The Senate Banking Committee has moved forward with the nomination of Kevin Warsh to lead the Federal Reserve following the conclusion of a criminal investigation into Jerome Powell, the current Fed Chair, led by U.S. Attorney Jeanine Pirro. This development has drastically shifted market expectations regarding Warsh's confirmation date.
As of now, the likelihood of Warsh’s confirmation by May 1 stands at only 2%, but traders show much more confidence in a potential confirmation by May 15, spiking the odds from 29% to an impressive 85% after news broke of the committee's decision. This 56-point increase signals strong trader sentiment regarding a faster timeline for confirmation following the resolution of the Powell investigation. The most significant movement in the market occurred after the committee vote, with a notable 20-point surge in the May 15 contract.
Looking ahead, if the majority expects Warsh to be confirmed by mid-May, the June 30 date reflects a staggering 95.2% probability that he will indeed take the position by then.
In terms of trading activity, the May 15 market observed a daily trading volume of $17,756 in USDC. Notably, it costs approximately $1,590 to shift the odds by 5 percentage points, highlighting substantial involvement from traders who appear ready for a significant leadership change at the Fed. Warsh is anticipated to adopt a more hawkish monetary policy stance compared to Powell.

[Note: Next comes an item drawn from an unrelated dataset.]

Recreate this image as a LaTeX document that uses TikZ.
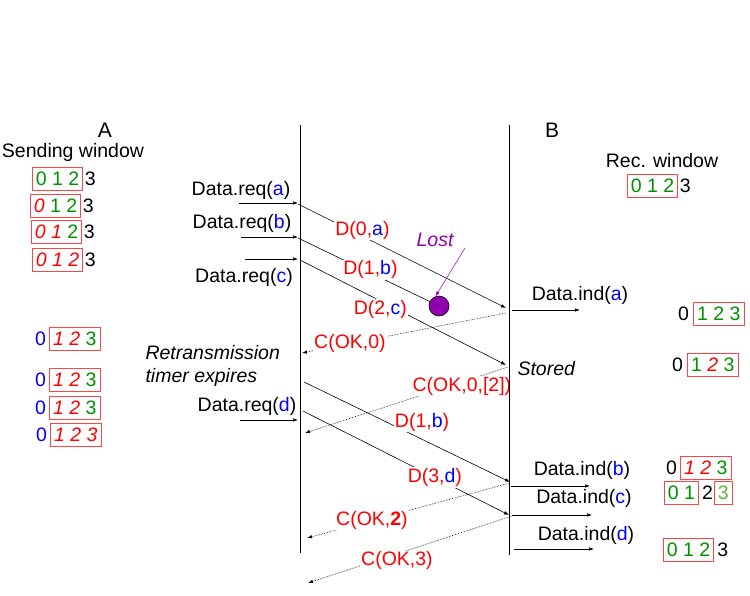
\documentclass[tikz,border=0pt]{standalone}
\usepackage{fontspec}
\setmainfont{Liberation Sans}
\usetikzlibrary{arrows.meta, positioning}

\definecolor{okgreen}{RGB}{0,145,0}
\definecolor{palegreen}{RGB}{95,185,55}
\definecolor{winred}{RGB}{255,70,70}
\definecolor{lostpurple}{RGB}{145,0,175}

\newcommand{\sG}[1]{\textcolor{okgreen}{#1}}
\newcommand{\sR}[1]{\textcolor{red}{\textit{#1}}}
\newcommand{\sB}[1]{\textcolor{blue}{#1}}

\begin{document}
\begin{tikzpicture}[x=1pt, y=-1pt, font=\fontsize{19.5}{23}\selectfont,
    winbox/.style={draw=winred, line width=0.7pt, inner xsep=3.5pt, inner ysep=4pt, text height=14pt, text depth=1pt},
    digit/.style={inner sep=0pt, text height=14pt, text depth=1pt},
    lbl/.style={fill=white, inner sep=1pt, text=red},
    msg/.style={-{Latex[length=5pt, width=3.5pt]}, line width=0.6pt},
    ack/.style={msg, densely dotted},
    prim/.style={msg}]
    \useasboundingbox (0,0) rectangle (750,595);

    % Entities
    \node[font=\fontsize{21}{25}\selectfont] (A) at (105,130) {A};
    \node[font=\fontsize{21}{25}\selectfont] (B) at (552,130) {B};
    \node (sendwin) at (73,152) {Sending window};
    \node (recwin) at (662,161) {Rec. window};

    % Sending window of A
    \node[winbox, anchor=west] (sw1) at (32,179) {\sG{0} \sG{1} \sG{2}};
    \node[digit, right=1.5pt of sw1] (sw1r) {3};
    \node[winbox, anchor=west] (sw2) at (30,206) {\sR{0} \sG{1} \sG{2}};
    \node[digit, right=1.5pt of sw2] (sw2r) {3};
    \node[winbox, anchor=west] (sw3) at (31,232) {\sR{0} \sR{1} \sG{2}};
    \node[digit, right=1.5pt of sw3] (sw3r) {3};
    \node[winbox, anchor=west] (sw4) at (32,260) {\sR{0} \sR{1} \sR{2}};
    \node[digit, right=1.5pt of sw4] (sw4r) {3};
    \node[digit, anchor=west] (sw5l) at (35,339) {\sB{0}};
    \node[winbox, right=3pt of sw5l] (sw5) {\sR{1} \sR{2} \sG{3}};
    \node[digit, anchor=west] (sw6l) at (35,380) {\sB{0}};
    \node[winbox, right=3pt of sw6l] (sw6) {\sR{1} \sR{2} \sG{3}};
    \node[digit, anchor=west] (sw7l) at (35,408) {\sB{0}};
    \node[winbox, right=3pt of sw7l] (sw7) {\sR{1} \sR{2} \sG{3}};
    \node[digit, anchor=west] (sw8l) at (36,435) {\sB{0}};
    \node[winbox, right=3pt of sw8l] (sw8) {\sR{1} \sR{2} \sR{3}};

    % Receiving window of B
    \node[winbox, anchor=west] (rw0) at (627,186) {\sG{0} \sG{1} \sG{2}};
    \node[digit, right=1.5pt of rw0] (rw0r) {3};
    \node[digit, anchor=west] (rw1l) at (678,314) {0};
    \node[winbox, right=4pt of rw1l] (rw1) {\sG{1} \sG{2} \sG{3}};
    \node[digit, anchor=west] (rw2l) at (672,365) {0};
    \node[winbox, right=4pt of rw2l] (rw2) {\sG{1} \sR{2} \sG{3}};
    \node[digit, anchor=west] (rw3l) at (666,468) {0};
    \node[winbox, right=3pt of rw3l] (rw3) {\sR{1} \sR{2} \sG{3}};
    \node[winbox, anchor=west] (rw4) at (664,493) {\sG{0} \sG{1}};
    \node[digit, right=3pt of rw4] (rw4m) {2};
    \node[winbox, right=1pt of rw4m] (rw4r) {\textcolor{palegreen}{3}};
    \node[winbox, anchor=west] (rw5) at (663,550) {\sG{0} \sG{1} \sG{2}};
    \node[digit, right=3pt of rw5] (rw5r) {3};

    % Requests at A
    \node (reqa) at (241,190) {Data.req(\sB{a})};
    \node (reqb) at (242,223) {Data.req(\sB{b})};
    \node (reqc) at (244,277) {Data.req(\sB{c})};
    \node (reqd) at (247,406) {Data.req(\sB{d})};
    \coordinate (reqa0) at (239,203); \coordinate (reqa1) at (298,203);
    \coordinate (reqb0) at (241,237); \coordinate (reqb1) at (298,237);
    \coordinate (reqc0) at (245,259); \coordinate (reqc1) at (298,259);
    \coordinate (reqd0) at (240,420); \coordinate (reqd1) at (298,420);
    \draw[prim] (reqa0) -- (reqa1);
    \draw[prim] (reqb0) -- (reqb1);
    \draw[prim] (reqc0) -- (reqc1);
    \draw[prim] (reqd0) -- (reqd1);
    \node[font=\fontsize{19.5}{23}\selectfont\itshape, align=left, anchor=west] (rto) at (142,366) {Retransmission\\timer expires};

    % Data frames
    \coordinate (d0s) at (298,204); \coordinate (d0e) at (506,308);
    \draw[msg] (d0s) -- node[lbl, pos=0.31, yshift=6pt] (d0) {D(0,\sB{a})} (d0e);
    \node[circle, draw, fill=lostpurple, minimum size=20pt, inner sep=0pt, line width=0.6pt] (lost) at (439,306) {};
    \coordinate (d1s) at (298,238);
    \draw[line width=0.6pt] (d1s) -- node[lbl, pos=0.55, yshift=3pt] (d1) {D(1,\sB{b})} (lost);
    \node[text=lostpurple, font=\fontsize{19.5}{23}\selectfont\itshape] (lostlbl) at (435,240) {Lost};
    \coordinate (lostfrom) at (465,248);
    \draw[-{Latex[length=5pt, width=3.5pt]}, lostpurple, line width=0.5pt] (lostfrom) -- (lost.110);
    \coordinate (d2s) at (300,260); \coordinate (d2e) at (506,365);
    \draw[msg] (d2s) -- node[lbl, pos=0.39, yshift=-8pt] (d2) {D(2,\sB{c})} (d2e);
    \coordinate (r1s) at (304,382); \coordinate (r1e) at (510,482);
    \draw[msg] (r1s) -- node[lbl, pos=0.573, yshift=17pt] (r1) {D(1,\sB{b})} (r1e);
    \coordinate (d3s) at (303,411); \coordinate (d3e) at (509,515);
    \draw[msg] (d3s) -- node[lbl, pos=0.64] (d3) {D(3,\sB{d})} (d3e);

    % Control frames
    \coordinate (c0s) at (506,313); \coordinate (c0e) at (302,353);
    \draw[ack] (c0s) -- node[lbl, pos=0.765] (c0) {C(OK,0)} (c0e);
    \coordinate (c1s) at (508,367); \coordinate (c1e) at (305,433);
    \draw[ack] (c1s) -- node[lbl, pos=0.227, yshift=-4pt] (c1) {C(OK,0,[2])} (c1e);
    \coordinate (c2s) at (510,483); \coordinate (c2e) at (307,538);
    \draw[ack] (c2s) -- node[lbl, pos=0.68] (c2) {C(OK,\textbf{2})} (c2e);
    \coordinate (c3s) at (512,516); \coordinate (c3e) at (308,583);
    \draw[ack] (c3s) -- node[lbl, pos=0.564, yshift=-7pt] (c3) {C(OK,3)} (c3e);

    % Indications at B
    \node (inda) at (580,295) {Data.ind(\sB{a})};
    \node (indb) at (582,470) {Data.ind(\sB{b})};
    \node (indc) at (584,498) {Data.ind(\sB{c})};
    \node (indd) at (586,535) {Data.ind(\sB{d})};
    \node[font=\fontsize{19.5}{23}\selectfont\itshape, anchor=west] (stored) at (514,369) {Stored};
    \coordinate (inda0) at (512,310); \coordinate (inda1) at (580,310);
    \coordinate (indb0) at (511,486); \coordinate (indb1) at (590,486);
    \coordinate (indc0) at (512,515); \coordinate (indc1) at (592,515);
    \coordinate (indd0) at (514,549); \coordinate (indd1) at (594,549);
    \draw[prim] (inda0) -- (inda1);
    \draw[prim] (indb0) -- (indb1);
    \draw[prim] (indc0) -- (indc1);
    \draw[prim] (indd0) -- (indd1);

    % Lifelines
    \coordinate (Atop) at (300,125); \coordinate (Abot) at (300,553);
    \coordinate (Btop) at (509,125); \coordinate (Bbot) at (509,555);
    \draw[line width=0.7pt] (Atop) -- (Abot);
    \draw[line width=0.7pt] (Btop) -- (Bbot);
\end{tikzpicture}
\end{document}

Given the current market dynamics, a YES share for May 1, with its low 2% probability, offers a tempting payout. However, a more realistic approach would involve wagering on the May 15 timeframe or later.
It will be essential for investors to monitor the Senate's scheduling of the full vote and the statements from influential senators such as Thom Tillis and Elizabeth Warren, as their perspectives are likely to play a crucial role in shaping the timeline for Warsh's confirmation.